From her seventh floor balcony at the high-rise Heron House, Martha Pennino looks out over Lake Anne. Under normal conditions the lake conceals all but one rung on each of two ladders hanging off wooden boat docks on the other side of the lake. But, recently, she noticed three rungs above water level.
Officials at Reston Association, which owns the lake, say that Lake Anne is about one foot lower than normal. This may not seem to be a serious problem, but if the water level slips too low, about 1,000 residents surrounding the lake will be without air conditioning.

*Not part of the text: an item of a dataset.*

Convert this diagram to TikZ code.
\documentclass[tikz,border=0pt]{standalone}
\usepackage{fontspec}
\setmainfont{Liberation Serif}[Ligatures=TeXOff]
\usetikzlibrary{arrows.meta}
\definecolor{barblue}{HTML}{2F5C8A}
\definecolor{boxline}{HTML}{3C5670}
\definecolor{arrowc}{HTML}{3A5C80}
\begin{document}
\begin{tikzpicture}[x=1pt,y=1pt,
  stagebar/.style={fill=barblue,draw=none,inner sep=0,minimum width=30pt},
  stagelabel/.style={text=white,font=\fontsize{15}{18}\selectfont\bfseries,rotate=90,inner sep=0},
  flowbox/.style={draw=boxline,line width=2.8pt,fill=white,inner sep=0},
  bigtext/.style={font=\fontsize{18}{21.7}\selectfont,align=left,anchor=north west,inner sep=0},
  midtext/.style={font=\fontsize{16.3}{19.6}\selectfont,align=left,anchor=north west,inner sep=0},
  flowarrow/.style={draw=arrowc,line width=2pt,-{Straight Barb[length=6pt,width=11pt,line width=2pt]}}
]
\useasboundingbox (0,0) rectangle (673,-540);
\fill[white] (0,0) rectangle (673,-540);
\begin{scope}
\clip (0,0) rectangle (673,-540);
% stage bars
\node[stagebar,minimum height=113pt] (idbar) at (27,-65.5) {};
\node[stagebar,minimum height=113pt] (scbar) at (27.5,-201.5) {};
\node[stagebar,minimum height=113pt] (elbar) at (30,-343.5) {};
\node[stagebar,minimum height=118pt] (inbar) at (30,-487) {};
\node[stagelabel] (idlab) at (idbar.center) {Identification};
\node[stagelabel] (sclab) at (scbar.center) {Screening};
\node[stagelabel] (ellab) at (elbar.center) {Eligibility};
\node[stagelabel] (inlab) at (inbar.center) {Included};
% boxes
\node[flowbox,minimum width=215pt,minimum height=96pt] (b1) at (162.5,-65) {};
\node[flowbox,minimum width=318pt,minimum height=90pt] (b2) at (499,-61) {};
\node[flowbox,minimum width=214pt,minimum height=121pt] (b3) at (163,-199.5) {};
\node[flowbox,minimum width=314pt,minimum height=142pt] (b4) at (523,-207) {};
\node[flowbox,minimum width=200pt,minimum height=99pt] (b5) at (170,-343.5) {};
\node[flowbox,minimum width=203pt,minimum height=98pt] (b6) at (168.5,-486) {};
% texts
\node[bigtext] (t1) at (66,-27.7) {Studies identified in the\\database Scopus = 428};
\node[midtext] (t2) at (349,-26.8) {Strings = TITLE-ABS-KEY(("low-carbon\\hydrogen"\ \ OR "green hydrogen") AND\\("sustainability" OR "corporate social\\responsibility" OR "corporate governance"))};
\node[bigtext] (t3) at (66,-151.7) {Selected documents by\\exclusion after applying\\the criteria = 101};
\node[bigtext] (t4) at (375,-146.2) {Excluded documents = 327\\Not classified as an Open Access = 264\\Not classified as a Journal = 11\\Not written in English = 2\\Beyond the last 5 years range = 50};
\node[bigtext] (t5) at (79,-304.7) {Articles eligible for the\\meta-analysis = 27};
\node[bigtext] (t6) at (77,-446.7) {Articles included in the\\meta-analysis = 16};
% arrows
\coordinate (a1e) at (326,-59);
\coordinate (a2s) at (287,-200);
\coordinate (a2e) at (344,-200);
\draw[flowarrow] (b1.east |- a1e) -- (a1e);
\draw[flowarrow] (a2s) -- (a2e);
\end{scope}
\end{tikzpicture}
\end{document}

Unlike most homes, those in seven clusters surrounding Lake Anne don’t have individual air conditioning units. Lake Anne homes are linked to four water chillers, which distribute mass cooling throughout the neighborhoods. The chillers need large amounts of water to function correctly, and funnel water from Lake Anne to do so. Until recently, the chillers have not been operating at full capacity. But Pennino said she didn’t notice a change in her air conditioning until an apartment manager told her the water levels were being raised, and to expect an increase in cooling power.

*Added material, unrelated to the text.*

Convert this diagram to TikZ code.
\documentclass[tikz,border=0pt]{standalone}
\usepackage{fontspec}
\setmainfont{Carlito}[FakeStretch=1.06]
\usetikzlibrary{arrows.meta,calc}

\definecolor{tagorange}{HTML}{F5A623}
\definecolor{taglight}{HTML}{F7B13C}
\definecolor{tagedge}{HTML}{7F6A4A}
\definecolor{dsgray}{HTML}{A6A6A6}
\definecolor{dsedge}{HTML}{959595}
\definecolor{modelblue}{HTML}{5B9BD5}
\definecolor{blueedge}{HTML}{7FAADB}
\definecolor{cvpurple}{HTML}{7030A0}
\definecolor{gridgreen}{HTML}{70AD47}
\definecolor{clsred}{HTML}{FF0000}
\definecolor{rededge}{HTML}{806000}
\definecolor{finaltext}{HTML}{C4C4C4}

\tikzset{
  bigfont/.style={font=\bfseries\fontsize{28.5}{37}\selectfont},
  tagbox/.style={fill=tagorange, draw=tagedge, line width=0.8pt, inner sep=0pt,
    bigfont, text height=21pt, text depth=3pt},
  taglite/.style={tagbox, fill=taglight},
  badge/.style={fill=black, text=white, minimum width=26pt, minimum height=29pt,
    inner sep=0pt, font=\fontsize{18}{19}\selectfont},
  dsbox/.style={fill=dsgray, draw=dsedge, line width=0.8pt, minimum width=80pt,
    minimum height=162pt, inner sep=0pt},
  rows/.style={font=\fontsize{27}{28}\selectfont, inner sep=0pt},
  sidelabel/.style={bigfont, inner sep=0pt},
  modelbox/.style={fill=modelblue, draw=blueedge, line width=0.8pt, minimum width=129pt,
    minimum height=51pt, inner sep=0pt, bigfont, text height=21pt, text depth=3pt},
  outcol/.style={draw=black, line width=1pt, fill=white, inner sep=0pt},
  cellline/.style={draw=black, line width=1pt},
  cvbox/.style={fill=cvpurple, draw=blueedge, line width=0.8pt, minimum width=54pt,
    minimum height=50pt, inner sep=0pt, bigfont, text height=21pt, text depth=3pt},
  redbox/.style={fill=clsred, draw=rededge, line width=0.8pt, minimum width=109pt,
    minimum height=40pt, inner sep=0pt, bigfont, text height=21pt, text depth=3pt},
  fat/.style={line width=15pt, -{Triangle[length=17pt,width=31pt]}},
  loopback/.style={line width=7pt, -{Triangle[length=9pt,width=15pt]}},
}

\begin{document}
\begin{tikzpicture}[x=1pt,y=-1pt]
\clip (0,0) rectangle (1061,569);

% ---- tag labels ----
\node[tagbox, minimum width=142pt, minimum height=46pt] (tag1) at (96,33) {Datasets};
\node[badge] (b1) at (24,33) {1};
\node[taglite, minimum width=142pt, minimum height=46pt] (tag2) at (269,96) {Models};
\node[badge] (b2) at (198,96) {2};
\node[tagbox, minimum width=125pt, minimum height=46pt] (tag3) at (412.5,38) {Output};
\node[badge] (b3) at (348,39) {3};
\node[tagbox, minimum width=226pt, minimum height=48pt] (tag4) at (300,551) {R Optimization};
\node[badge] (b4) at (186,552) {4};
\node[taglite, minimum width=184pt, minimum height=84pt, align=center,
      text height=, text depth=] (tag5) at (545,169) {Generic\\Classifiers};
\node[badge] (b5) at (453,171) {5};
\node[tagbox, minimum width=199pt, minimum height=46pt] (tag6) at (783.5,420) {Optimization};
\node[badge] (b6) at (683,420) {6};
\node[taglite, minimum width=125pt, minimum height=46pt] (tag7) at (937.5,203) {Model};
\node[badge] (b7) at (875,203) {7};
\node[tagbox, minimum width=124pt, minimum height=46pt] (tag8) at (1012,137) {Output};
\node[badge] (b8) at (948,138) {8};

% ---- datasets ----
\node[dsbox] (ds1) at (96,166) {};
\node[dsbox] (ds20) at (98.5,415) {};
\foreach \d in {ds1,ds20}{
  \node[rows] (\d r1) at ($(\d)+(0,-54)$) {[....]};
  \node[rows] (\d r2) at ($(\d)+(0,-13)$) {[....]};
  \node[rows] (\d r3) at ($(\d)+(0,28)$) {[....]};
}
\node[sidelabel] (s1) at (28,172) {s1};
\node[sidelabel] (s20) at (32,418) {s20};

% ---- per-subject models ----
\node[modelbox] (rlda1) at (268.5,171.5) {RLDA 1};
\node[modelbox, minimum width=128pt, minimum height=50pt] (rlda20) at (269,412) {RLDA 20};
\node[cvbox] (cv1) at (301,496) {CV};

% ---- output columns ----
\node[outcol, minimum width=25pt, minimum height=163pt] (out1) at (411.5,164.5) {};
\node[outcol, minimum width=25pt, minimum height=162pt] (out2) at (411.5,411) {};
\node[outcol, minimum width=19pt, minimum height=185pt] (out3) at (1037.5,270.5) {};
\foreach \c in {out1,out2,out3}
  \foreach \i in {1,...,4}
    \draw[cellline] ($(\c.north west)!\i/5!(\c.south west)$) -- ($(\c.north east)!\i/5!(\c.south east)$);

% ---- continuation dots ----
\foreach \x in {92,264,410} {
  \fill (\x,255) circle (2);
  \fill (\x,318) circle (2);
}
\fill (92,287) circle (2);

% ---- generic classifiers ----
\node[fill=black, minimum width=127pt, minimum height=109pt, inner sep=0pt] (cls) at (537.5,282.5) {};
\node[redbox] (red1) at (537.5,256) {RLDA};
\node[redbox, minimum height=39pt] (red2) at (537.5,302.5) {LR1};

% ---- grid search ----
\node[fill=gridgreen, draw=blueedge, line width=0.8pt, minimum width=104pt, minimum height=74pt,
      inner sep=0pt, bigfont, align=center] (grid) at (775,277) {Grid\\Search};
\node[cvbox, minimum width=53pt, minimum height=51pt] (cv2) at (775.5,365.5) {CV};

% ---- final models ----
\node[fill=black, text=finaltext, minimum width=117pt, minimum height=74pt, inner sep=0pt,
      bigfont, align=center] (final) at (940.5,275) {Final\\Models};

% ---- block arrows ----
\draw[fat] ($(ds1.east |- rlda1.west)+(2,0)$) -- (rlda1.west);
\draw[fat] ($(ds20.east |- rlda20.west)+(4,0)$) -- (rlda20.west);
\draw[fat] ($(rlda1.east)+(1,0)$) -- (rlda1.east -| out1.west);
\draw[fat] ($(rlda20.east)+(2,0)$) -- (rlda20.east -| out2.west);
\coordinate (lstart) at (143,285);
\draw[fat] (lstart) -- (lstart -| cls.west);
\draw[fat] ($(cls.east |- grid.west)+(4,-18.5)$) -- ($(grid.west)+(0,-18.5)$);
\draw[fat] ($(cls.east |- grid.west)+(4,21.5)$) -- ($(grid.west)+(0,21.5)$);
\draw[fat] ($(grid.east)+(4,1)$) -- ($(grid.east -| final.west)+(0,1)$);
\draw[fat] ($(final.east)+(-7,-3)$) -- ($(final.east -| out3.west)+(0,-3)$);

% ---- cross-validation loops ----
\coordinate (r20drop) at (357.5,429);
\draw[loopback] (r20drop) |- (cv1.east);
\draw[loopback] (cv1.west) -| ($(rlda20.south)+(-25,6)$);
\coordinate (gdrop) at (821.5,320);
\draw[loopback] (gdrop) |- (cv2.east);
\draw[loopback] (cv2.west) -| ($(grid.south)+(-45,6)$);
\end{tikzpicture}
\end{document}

"I went down and picked up my mail and I was told by the manager that the air conditioning would be stronger as soon as they get more water," Pennino said. "I hadn’t noticed a change, but now it is much cooler, so I guess they fixed it."
In order to stabilize water levels in the lake, Reston Association sent a letter to the nearby Hidden Creek Golf Course, asking that the course stop siphoning water from the lake. Throughout Reston’s history, the golf course has used Lake Anne water for irrigation. This is usually not a problem. But, under the current drought conditions, the lake water has become more precious.

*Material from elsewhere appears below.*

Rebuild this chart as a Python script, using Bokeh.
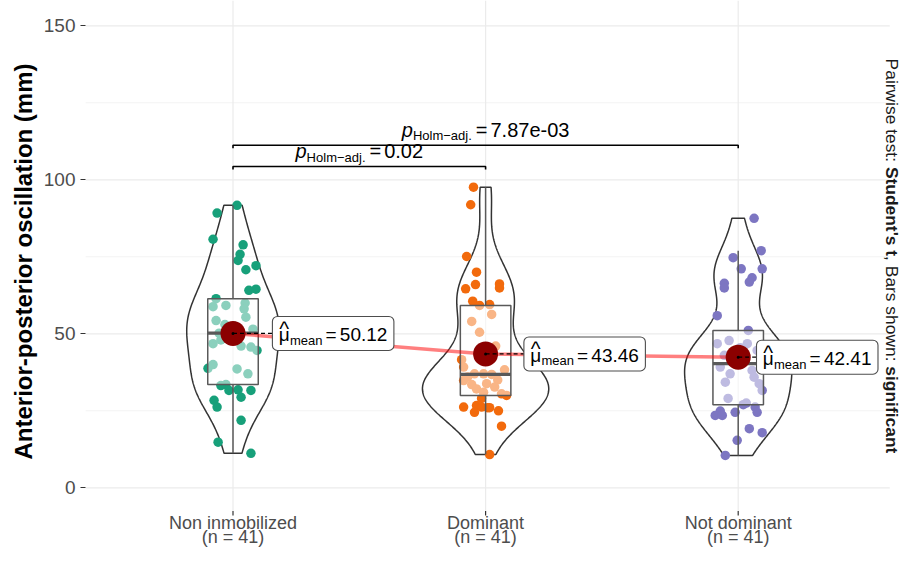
import numpy as np
from bokeh.plotting import figure
from bokeh.models import Label, FixedTicker, Title
from bokeh.embed import file_html
from bokeh.resources import INLINE

# ---------------- data ----------------
categories = ["Non inmobilized", "Dominant", "Not dominant"]
n_labels = ["(n = 41)", "(n = 41)", "(n = 41)"]

values_non_inmobilized = [91.7, 89.2, 80.7, 78.9, 75.8, 73.8, 72.1, 70.8, 64.5, 64.1,
                          61.4, 60.0, 59.2, 58.8, 58.1, 55.4, 54.3, 53.0, 52.5, 51.5,
                          50.2, 48.0, 46.8, 46.0, 45.7, 44.6, 40.0, 38.8, 38.6, 37.0,
                          33.5, 33.2, 31.8, 31.6, 31.6, 29.4, 28.4, 26.2, 21.9, 14.8, 11.2]
jitter_non_inmobilized = [0.016, -0.063, -0.079, 0.040, 0.028, 0.020, 0.091, 0.051, 0.091, 0.063,
                          -0.067, 0.048, -0.028, -0.079, 0.044, 0.051, -0.067, -0.032, 0.004, 0.079,
                          -0.055, -0.048, -0.079, 0.032, 0.071, 0.095, -0.079, -0.099, 0.016, 0.059,
                          -0.028, -0.048, 0.020, -0.016, 0.071, 0.032, -0.075, -0.063, 0.032, -0.059, 0.071]

values_dominant = [97.6, 91.9, 75.1, 70.0, 66.2, 66.0, 64.9, 64.6, 60.6, 59.5,
                   59.2, 56.3, 54.0, 50.5, 46.0, 41.6, 39.2, 38.3, 37.0, 37.0,
                   36.8, 36.0, 35.0, 34.8, 33.8, 33.5, 32.7, 32.1, 31.0, 30.5,
                   30.0, 29.0, 26.7, 26.2, 26.2, 26.0, 26.0, 25.0, 24.5, 20.0, 10.8]
jitter_dominant = [-0.048, -0.059, -0.075, -0.036, 0.055, -0.040, 0.055, -0.079, -0.051, 0.016,
                   -0.024, 0.024, -0.055, -0.024, 0.040, -0.095, -0.087, 0.075, -0.044, -0.008,
                   0.024, -0.071, 0.048, -0.087, 0.004, -0.055, 0.036, -0.036, -0.008, 0.063,
                   0.083, -0.016, -0.036, -0.087, -0.016, 0.008, 0.016, 0.051, -0.044, 0.063, 0.016]

values_not_dominant = [87.5, 77.0, 74.7, 71.1, 71.1, 68.2, 66.8, 66.4, 64.9, 55.9,
                       51.1, 45.5, 47.8, 46.8, 46.8, 43.5, 44.6, 43.0, 42.0, 41.0,
                       40.3, 39.2, 38.1, 37.0, 35.9, 34.3, 33.8, 31.6, 27.5, 29.0,
                       27.0, 26.2, 24.9, 24.5, 24.5, 23.5, 23.5, 19.2, 17.9, 15.4, 10.5]
jitter_not_dominant = [0.063, 0.091, -0.020, 0.012, 0.095, 0.055, 0.044, -0.055, -0.055, -0.083,
                       0.040, 0.008, -0.036, -0.083, 0.036, -0.012, 0.075, -0.055, 0.024, -0.024,
                       0.008, -0.071, 0.055, -0.032, 0.063, -0.051, 0.083, 0.095, 0.032, -0.040,
                       0.020, 0.067, -0.071, -0.012, 0.075, -0.091, -0.063, 0.044, 0.095, -0.004, -0.051]

means = [50.12, 43.46, 42.41]
mean_texts = ["50.12", "43.46", "42.41"]

pairs = [(1, 2), (1, 3)]
p_value_texts = ["0.02", "7.87e-03"]
bracket_y = [104.3, 111.2]

y_ticks = [0, 50, 100, 150]
y_minor_ticks = [25, 75, 125]

groups_values = [values_non_inmobilized, values_dominant, values_not_dominant]
groups_jitter = [jitter_non_inmobilized, jitter_dominant, jitter_not_dominant]

# ---------------- styles / layout ----------------
colors = ["#17A07A", "#F26A0C", "#7D76C2"]
FONT = "Liberation Sans"
W, H = 902, 547
FL = 85                 # frame left (px)
PXX, PXY = 252.6, 3.08  # px per category / px per mm
CAT1_PX, Y50_PX = 232.5, 333.3
XS = 1 - (CAT1_PX - FL) / PXX
XE = XS + (W - FL) / PXX
Y1 = 50 + Y50_PX / PXY
Y0 = Y1 - H / PXY
PANEL_BOTTOM = Y1 - 510.5 / PXY
PANEL_RIGHT = 3.6
BL = 0.31   # renderer places alphabetic baseline ~0.31 em below anchor; compensate


def py_to_val(py):
    return Y1 - py / PXY


# Arial / Liberation Sans advance widths (per 1000 em)
REG = {' ': 278, '(': 333, ')': 333, ',': 278, '-': 333, '.': 278, ':': 278, '=': 584,
       'B': 667, 'H': 722, 'N': 722, 'P': 667, 'S': 667, 'a': 556, 'b': 556, 'c': 500,
       'd': 556, 'e': 556, 'f': 278, 'g': 556, 'h': 556, 'i': 222, 'j': 222, 'l': 222,
       'm': 833, 'n': 556, 'o': 556, 'p': 556, 'r': 333, 's': 500, 't': 278, 'u': 556,
       'w': 722, 'z': 500, "'": 191, '\u2212': 584, '\u03bc': 576}
BOLD = {' ': 278, "'": 238, ',': 278, ':': 333, 'S': 667, 'a': 556, 'c': 556, 'd': 611,
        'e': 556, 'f': 333, 'g': 611, 'i': 278, 'n': 611, 's': 556, 't': 333, 'u': 611}


def tw(s, size, bold=False):
    tab = BOLD if bold else REG
    tot = 0
    for ch in s:
        tot += 556 if ch.isdigit() else tab.get(ch, 556)
    return tot * size / 1000.0


def text_label(x, y, txt, xo, yo, fs, color="black", style="normal", align="left", angle=0.0):
    return Label(x=x, y=y, x_offset=xo, y_offset=yo + BL * fs, text=txt, angle=angle,
                 text_font=FONT, text_font_style=style, text_font_size=f"{fs}px",
                 text_color=color, text_align=align, text_baseline="alphabetic")


p = figure(width=W, height=H, x_range=(XS, XE), y_range=(Y0, Y1),
           output_backend="svg", toolbar_location=None,
           min_border_left=FL, min_border_right=0, min_border_top=0, min_border_bottom=0)
p.outline_line_color = None
p.background_fill_color = "white"
p.border_fill_color = "white"
p.xaxis.visible = False
p.xgrid.visible = False
p.ygrid.visible = False

p.yaxis.ticker = FixedTicker(ticks=y_ticks)
p.yaxis.axis_line_color = None
p.yaxis.major_tick_out = 5
p.yaxis.major_tick_in = 0
p.yaxis.major_tick_line_color = "#333333"
p.yaxis.major_tick_line_width = 1.2
p.yaxis.minor_tick_line_color = None
p.yaxis.major_label_text_font = FONT
p.yaxis.major_label_text_font_size = "19px"
p.yaxis.major_label_text_color = "#4D4D4D"
p.yaxis.major_label_standoff = 5

# y-axis title: starts 88 px above the bottom edge, reading upwards
p.add_layout(Title(text="Anterior-posterior oscillation (mm)", align="left", offset=88,
                   standoff=8, text_font=FONT, text_font_style="bold",
                   text_font_size="24px", text_color="black"), "left")

# ---------------- panel grid (major + minor) ----------------
p.segment(XS, y_minor_ticks, PANEL_RIGHT, y_minor_ticks, line_color="#F2F2F2", line_width=0.9)
p.segment(XS, y_ticks, PANEL_RIGHT, y_ticks, line_color="#EBEBEB", line_width=1.2)
p.segment([1, 2, 3], PANEL_BOTTOM, [1, 2, 3], Y1, line_color="#EBEBEB", line_width=1.2)

# ---------------- violins (Gaussian KDE, bw.nrd0, trimmed) ----------------
profiles = []
for vals in groups_values:
    v = np.asarray(vals, dtype=float)
    n = len(v)
    sd = v.std(ddof=1)
    iqr = np.percentile(v, 75) - np.percentile(v, 25)
    bw = 0.9 * min(sd, iqr / 1.34) * n ** (-0.2)
    grid = np.linspace(v.min(), v.max(), 512)
    dens = np.exp(-0.5 * ((grid[:, None] - v[None, :]) / bw) ** 2).sum(1) / (n * bw * np.sqrt(2 * np.pi))
    profiles.append((grid, dens))
maxd = max(d.max() for _, d in profiles)
for i, (grid, dens) in enumerate(profiles):
    c = i + 1
    hw = 0.25 * dens / maxd
    xs = np.concatenate([c - hw, (c + hw)[::-1]])
    ys = np.concatenate([grid, grid[::-1]])
    p.patch(xs, ys, fill_color=None, line_color="#333333", line_width=1.5)

# ---------------- points ----------------
for i, (vals, jit) in enumerate(zip(groups_values, groups_jitter)):
    c = i + 1
    p.scatter([c + j for j in jit], vals, size=9.5, fill_color=colors[i], line_color=None)

# ---------------- boxplots ----------------
for i, vals in enumerate(groups_values):
    c = i + 1
    v = np.asarray(vals, dtype=float)
    q1, med, q3 = np.percentile(v, [25, 50, 75])
    iqr = q3 - q1
    lo = v[v >= q1 - 1.5 * iqr].min()
    hi = v[v <= q3 + 1.5 * iqr].max()
    hb = 0.1
    p.segment([c, c], [q3, q1], [c, c], [hi, lo], line_color="#595959", line_width=1.5)
    p.quad(left=c - hb, right=c + hb, bottom=q1, top=q3, fill_color="white", fill_alpha=0.5,
           line_color="#595959", line_width=1.5)
    p.segment(c - hb, med, c + hb, med, line_color="#595959", line_width=3.2)

# ---------------- x axis ticks and labels (drawn in the frame) ----------------
cats = [1, 2, 3]
p.segment(cats, PANEL_BOTTOM, cats, PANEL_BOTTOM - 4.5 / PXY, line_color="#333333", line_width=1.2)
for c, name, nl in zip(cats, categories, n_labels):
    p.add_layout(text_label(c, PANEL_BOTTOM, name, 0, -17.5, 18, color="#4D4D4D", align="center"))
    p.add_layout(text_label(c, PANEL_BOTTOM, nl, 0, -32.0, 18, color="#4D4D4D", align="center"))

# ---------------- means ----------------
p.line(cats, means, line_color="red", line_alpha=0.5, line_width=3.5)
p.scatter(cats, means, size=25, fill_color="#8B0000", line_color=None)

label_dx = [39.4, 38.3, 18.3]  # px from mean point to label box
MF, SF = 19, 13
for i, m in enumerate(means):
    c = i + 1
    off = label_dx[i]
    mu_x = 6.3
    sub_x = mu_x + tw('\u03bc', MF) + 0.3
    eq_x = sub_x + tw('mean', SF) + 3.0
    val_x = eq_x + tw('=', MF) + 3.3
    box_w = val_x + tw(mean_texts[i], MF) + 6.5
    left = c + off / PXX
    p.segment(c, m, left, m, line_color="black", line_width=1.3, line_dash="4 3")
    p.scatter([c], [m], size=3, fill_color="black", line_color=None)
    p.quad(left=left, right=c + (off + box_w) / PXX, bottom=m - 17 / PXY, top=m + 17 / PXY,
           fill_color="white", line_color="#4D4D4D", line_width=1.1, border_radius=5)
    p.add_layout(text_label(c, m, '\u03bc', off + mu_x, -7.3, MF))
    p.add_layout(text_label(c, m, 'mean', off + sub_x, -11.0, SF))
    p.add_layout(text_label(c, m, '=', off + eq_x, -7.3, MF))
    p.add_layout(text_label(c, m, mean_texts[i], off + val_x, -7.3, MF))
    p.add_layout(text_label(c, m, '^', off + mu_x + tw('\u03bc', MF) / 2, -1.5, 21, align="center"))

# ---------------- significance brackets ----------------
PF = 20
for (a, b), yb, ptxt in zip(pairs, bracket_y, p_value_texts):
    tick = 3 / PXY
    p.line([a, a, b, b], [yb - tick, yb, yb, yb - tick], line_color="black", line_width=1.6)
    mid = (a + b) / 2
    wp = tw('p', PF)
    ws = tw('Holm\u2212adj.', SF)
    we = tw('=', PF)
    wv = tw(ptxt, PF)
    total = wp + ws + 4 + we + 3 + wv
    x = -total / 2
    p.add_layout(text_label(mid, yb, 'p', x, 9.5, PF, style="italic"))
    x += wp
    p.add_layout(text_label(mid, yb, 'Holm\u2212adj.', x, 5.5, SF))
    x += ws + 4
    p.add_layout(text_label(mid, yb, '=', x, 9.5, PF))
    x += we + 3
    p.add_layout(text_label(mid, yb, ptxt, x, 9.5, PF))

# ---------------- right-side caption ----------------
RF = 17.4
cap_pieces = [("Pairwise test: ", False), ("Student's t", True),
              (", Bars shown: ", False), ("significant", True)]
total = sum(tw(t, RF, b) for t, b in cap_pieces)
ycap = py_to_val(255.5)
cum = 0.0
for t, b in cap_pieces:
    p.add_layout(Label(x=PANEL_RIGHT, y=ycap, x_offset=-3.6 + BL * RF, y_offset=total / 2 - cum,
                       text=t, angle=-np.pi / 2, text_font=FONT,
                       text_font_style="bold" if b else "normal",
                       text_font_size=f"{RF}px", text_color="#1A1A1A",
                       text_align="left", text_baseline="alphabetic"))
    cum += tw(t, RF, b)

open("out.html", "w").write(file_html(p, INLINE))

"It’s a catch 22," said Larry Butler, Reston Association’s parks and recreation director. "As the drought situation limits the input into the lake from streams, the same thing is happening at the golf course, and they need more water for irrigation."
IN ADDITION to hindering the air conditioning system, the low water level hurts the ecological health of the lake and diminishes the aesthetic value, Butler said.
"With the water down a foot, you get the muddy lake bed all along the perimeter of the lake," Butler said. "And sometimes organic material is exposed, like leaves, and when it decays it can put off an odor."
Maurice Darbyshire, general manager of the golf course, would make just one comment on the Lake Anne situation:
"Hidden Creek Golf Club has been drawing water for irrigation from Lake Anne for 39 years," Darbyshire said. "During this period we are not aware of any loss of air conditioning to the housing units or problems with the environment."
But Gerald Volloy, executive vice president of the Reston Association, said the golf club has not taken water from the lake since last week, after being asked to stop taking water by the Reston Association.
"They are in the process of looking for an alternate source of water," Volloy said. "If they do not, we will get into a situation none of us want to face."
THREE YEARS AGO, Volloy said, another drought forced the golf club to look for an alternate source of irrigation water. The club bought water from Fairfax County. Volloy has suggested that Darbyshire do the same. Although he does not know the exact figures, Volloy said buying water from the county is "an expensive proposition."
To raise the water level on Lake Anne, the homeowners association has started to transfer water from Lake Newport, another Reston Association lake. Volloy said the Reston Association has drained just enough water from Lake Newport to sustain Lake Anne.
"But that’s not an answer either," he said. "We don’t want [the Lake Newport] water level depleted, especially with the mosquito concerns. We really need to get some rain here pretty soon or we will all be suffering the impacts. If we get a good, heavy, sustained rain for a day or two, all the water levels will be back up."